M/W/F 11:00-12:00 234 Dwinelle Instructor: Molly Bronstein

In this course, we will explore a variety of approaches to description, from Classical examples of ekphrasis (that is, vivid visual description), to modern renewals of the technique.  We will read descriptions of fictional artworks from antiquity (Homer’s Shield of Achilles, Ovid’s Pygmalion) alongside recent fictional re-imaginings of the art world (Siri Hustvedt, The Blazing World). 
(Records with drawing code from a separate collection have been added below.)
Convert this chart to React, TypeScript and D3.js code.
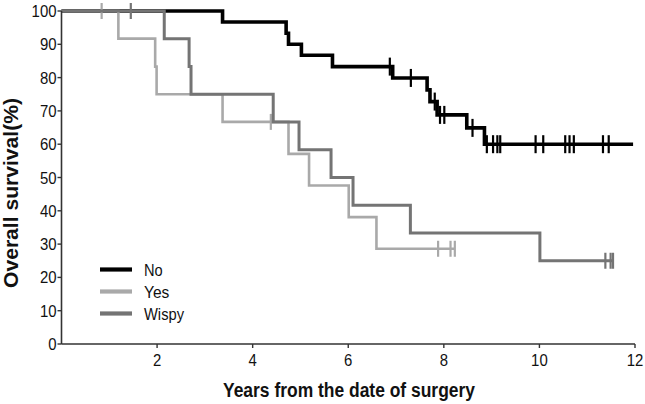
import React from "react";
import * as d3 from "d3";

const xTicks = [2, 4, 6, 8, 10, 12];
const yTicks = [0, 10, 20, 30, 40, 50, 60, 70, 80, 90, 100];

const noTimes = [3.37, 4.7, 4.75, 5.02, 5.67, 6.93, 7.65, 7.71, 7.86, 8.48, 8.85];
const noSurv = [96.7, 93.3, 90.0, 86.7, 83.3, 79.9, 76.3, 72.8, 68.8, 64.9, 60.0];
const noCensor = [6.87, 7.31, 7.81, 7.92, 8.01, 8.6, 8.9, 9.03, 9.12, 9.18, 9.92, 10.08, 10.54, 10.63, 10.72, 11.33, 11.45];
const noEnd = 11.96;

const yesTimes = [1.19, 1.96, 1.99, 3.37, 4.75, 5.18, 6.01, 6.59];
const yesSurv = [91.7, 83.3, 75.0, 66.7, 57.1, 47.6, 38.1, 28.6];
const yesCensor = [0.84, 4.38, 7.88, 8.14, 8.23];
const yesEnd = 8.23;

const wispyTimes = [2.15, 2.67, 2.71, 4.43, 4.97, 5.64, 6.1, 7.3, 10.01];
const wispySurv = [91.7, 83.3, 75.0, 66.7, 58.3, 50.0, 41.7, 33.3, 25.0];
const wispyCensor = [1.45, 11.38, 11.49, 11.54];
const wispyEnd = 11.54;

const seriesNames = ["No", "Yes", "Wispy"];

const x = d3.scaleLinear().domain([0, 12]).range([61.5, 635]);
const y = d3.scaleLinear().domain([0, 100]).range([344, 11]);

function survAt(times: number[], surv: number[], t: number) {
  let s = 100;
  for (let i = 0; i < times.length; i++) if (times[i] <= t) s = surv[i];
  return s;
}

function stepPath(times: number[], surv: number[], end: number) {
  const pts: [number, number][] = [[0, 100]];
  times.forEach((t, i) => pts.push([t, surv[i]]));
  pts.push([end, surv[surv.length - 1]]);
  const line = d3
    .line<[number, number]>()
    .x((d) => x(d[0]))
    .y((d) => y(d[1]))
    .curve(d3.curveStepAfter);
  return line(pts) || "";
}

const series = [
  { name: seriesNames[0], times: noTimes, surv: noSurv, censor: noCensor, end: noEnd, color: "#000000", w: 3.6, th: 9, lw: 18.7 },
  { name: seriesNames[1], times: yesTimes, surv: yesSurv, censor: yesCensor, end: yesEnd, color: "#a9a9a9", w: 2.6, th: 8, lw: 25.3 },
  { name: seriesNames[2], times: wispyTimes, surv: wispySurv, censor: wispyCensor, end: wispyEnd, color: "#747474", w: 3.0, th: 8, lw: 40 },
];

export default function App() {
  const font = "'Liberation Sans', Arial, sans-serif";
  return (
    <svg width={645} height={404} style={{ position: "absolute", left: 0, top: 0, background: "#fff" }}>
      <rect width={645} height={404} fill="#fff" />
      {series.map((s) => (
        <g key={s.name}>
          <path d={stepPath(s.times, s.surv, s.end)} fill="none" stroke={s.color} strokeWidth={s.w} strokeLinejoin="miter" />
          {s.censor.map((c, i) => {
            const yy = y(survAt(s.times, s.surv, c));
            return <line key={i} x1={x(c)} x2={x(c)} y1={yy - s.th} y2={yy + s.th} stroke={s.color} strokeWidth={2.2} />;
          })}
        </g>
      ))}
      {/* axes */}
      <line x1={x(0)} x2={x(12)} y1={y(0)} y2={y(0)} stroke="#333" strokeWidth={1.6} />
      <line x1={x(0)} x2={x(0)} y1={y(0)} y2={y(100)} stroke="#333" strokeWidth={1.6} />
      {xTicks.map((t) => (
        <g key={t}>
          <line x1={x(t)} x2={x(t)} y1={y(0)} y2={y(0) + 4} stroke="#333" strokeWidth={1.4} />
          <text
            x={x(t)}
            y={365.5}
            textAnchor="middle"
            fontFamily={font}
            fontSize={16.5}
            textLength={String(t).length * 8.3}
            lengthAdjust="spacingAndGlyphs"
            fill="#111"
          >
            {t}
          </text>
        </g>
      ))}
      {yTicks.map((t) => (
        <g key={t}>
          <line x1={x(0) - 4} x2={x(0)} y1={y(t)} y2={y(t)} stroke="#333" strokeWidth={1.4} />
          <text
            x={56.5}
            y={y(t) + 6}
            textAnchor="end"
            fontFamily={font}
            fontSize={16}
            textLength={String(t).length * 8.3}
            lengthAdjust="spacingAndGlyphs"
            fill="#111"
          >
            {t}
          </text>
        </g>
      ))}
      {/* legend */}
      {series.map((s, i) => (
        <g key={s.name}>
          <line x1={100} x2={132} y1={269.5 + i * 22} y2={269.5 + i * 22} stroke={s.color} strokeWidth={4.2} />
          <text
            x={144}
            y={276 + i * 22}
            fontFamily={font}
            fontSize={17}
            textLength={s.lw}
            lengthAdjust="spacingAndGlyphs"
            fill="#111"
          >
            {s.name}
          </text>
        </g>
      ))}
      <text
        x={349}
        y={396.5}
        textAnchor="middle"
        fontFamily={font}
        fontWeight="bold"
        fontSize={20}
        textLength={252}
        lengthAdjust="spacingAndGlyphs"
        fill="#111"
      >
        Years from the date of surgery
      </text>
      <text
        transform="translate(17.5,193) rotate(-90)"
        textAnchor="middle"
        fontFamily={font}
        fontWeight="bold"
        fontSize={19.5}
        textLength={190}
        lengthAdjust="spacingAndGlyphs"
        fill="#111"
      >
        Overall survival(%)
      </text>
    </svg>
  );
}
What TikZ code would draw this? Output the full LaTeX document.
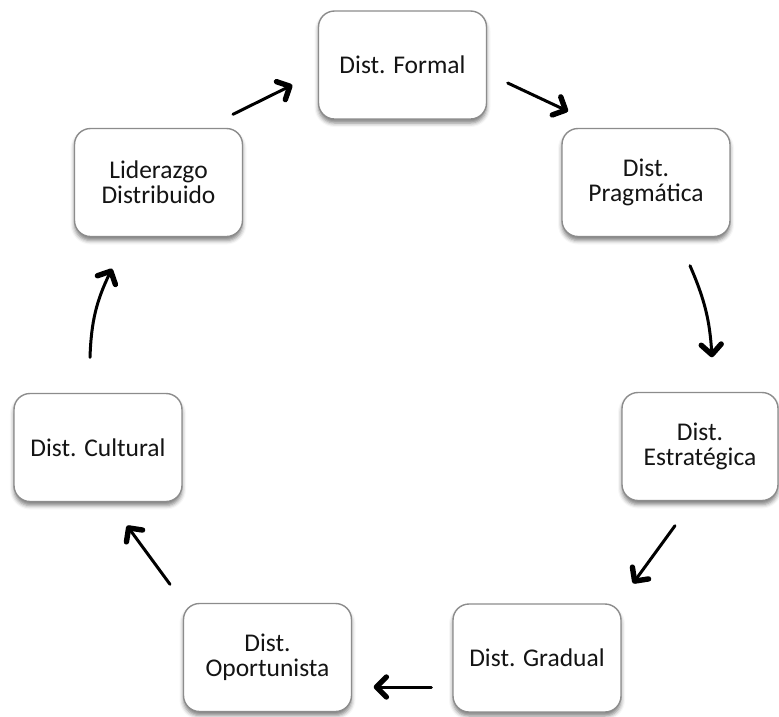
\documentclass[tikz,border=0pt]{standalone}
\usepackage{fontspec}
\setmainfont{Carlito}
\usetikzlibrary{arrows.meta,shadows.blur}
\begin{document}
\begin{tikzpicture}[x=1pt,y=-1pt,
  stage/.style={draw=black!45, line width=1.4pt, rounded corners=16pt, fill=white,
    minimum width=168pt, minimum height=108pt, align=center, inner sep=0pt,
    font=\fontsize{25.5}{25}\selectfont, text=black!92,
    blur shadow={shadow xshift=0pt, shadow yshift=-4pt, shadow blur radius=4pt, shadow opacity=50}},
  flow/.style={line width=3pt, line cap=round,
    -{Straight Barb[length=10pt,width=20pt,line width=5.4pt,round]}}
]
\useasboundingbox (0,0) rectangle (779,716);

% the seven stages of the cycle
\node[stage] (formal) at (402.5,65)  {Dist. Formal};
\node[stage] (prag)   at (646,182.5) {Dist.\\Pragmática};
\node[stage, minimum width=156pt] (estr) at (700,446.5) {Dist.\\Estratégica};
\node[stage] (grad)   at (537,658)   {Dist. Gradual};
\node[stage] (oport)  at (267.5,657.5) {Dist.\\Oportunista};
\node[stage] (cult)   at (98,447.5)  {Dist. Cultural};
\node[stage] (lider)  at (158.5,182.5) {Liderazgo\\Distribuido};

% end points of the hand-drawn arrows between the stages
\coordinate (lf1) at ([shift={(74.5,-13.5)}]lider.north);
\coordinate (lf2) at ([shift={(-25.5,20)}]formal.west);
\coordinate (fp1) at ([shift={(20.5,18)}]formal.east);
\coordinate (fp2) at ([shift={(-78,-16.5)}]prag.north);
\coordinate (pe1) at ([shift={(44,28.5)}]prag.south);
\coordinate (pe2) at ([shift={(12,-34.5)}]estr.north);
\coordinate (eg1) at ([shift={(-25,24.5)}]estr.south);
\coordinate (eg2) at ([shift={(96,-20)}]grad.north);
\coordinate (go1) at ([shift={(-21,29)}]grad.west);
\coordinate (go2) at ([shift={(21.5,29.5)}]oport.east);
\coordinate (oc1) at ([shift={(-97.5,-18.5)}]oport.north);
\coordinate (oc2) at ([shift={(29,23.5)}]cult.south);
\coordinate (cl1) at ([shift={(-8,-35.5)}]cult.north);
\coordinate (cl2) at ([shift={(-46.5,31.5)}]lider.south);

\draw[flow] (lf1) -- (lf2);
\draw[flow] (fp1) -- (fp2);
\draw[flow] (pe1) to[bend left=10] (pe2);
\draw[flow] (eg1) -- (eg2);
\draw[flow] (go1) -- (go2);
\draw[flow] (oc1) -- (oc2);
\draw[flow] (cl1) to[bend left=12] (cl2);
\end{tikzpicture}
\end{document}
Charles Baudelaire’s Paris Spleen and Bruno Schulz’s The Street of Crocodiles will provide us with two very different takes on descriptive portraits of cities.  We will also consider literary representations of the sublime and the ineffable — at essence, descriptive failures — in which authors stress their own inability to recount something that really cannot be captured in words.  And yet, in one way or another, these purported “failures” generally manage to capture something quite rich and fascinating along the way.

Texts may include:

The Lais of Marie de France

Charles Baudelaire, Paris Spleen

Bruno Schulz, The Street of Crocodiles

Siri Hustvedt, The Blazing World


Julian Schnabel, The Diving Bell and the Butterfly

Federico Fellini, 8 1/2

Our course reader may also contain selections from Homer’s Iliad, Ovid’s Metamorphoses, Edmund Burke’s On the Sublime and Beautiful, and essays by theorists such as W.J.T. Mitchell and Umberto Eco.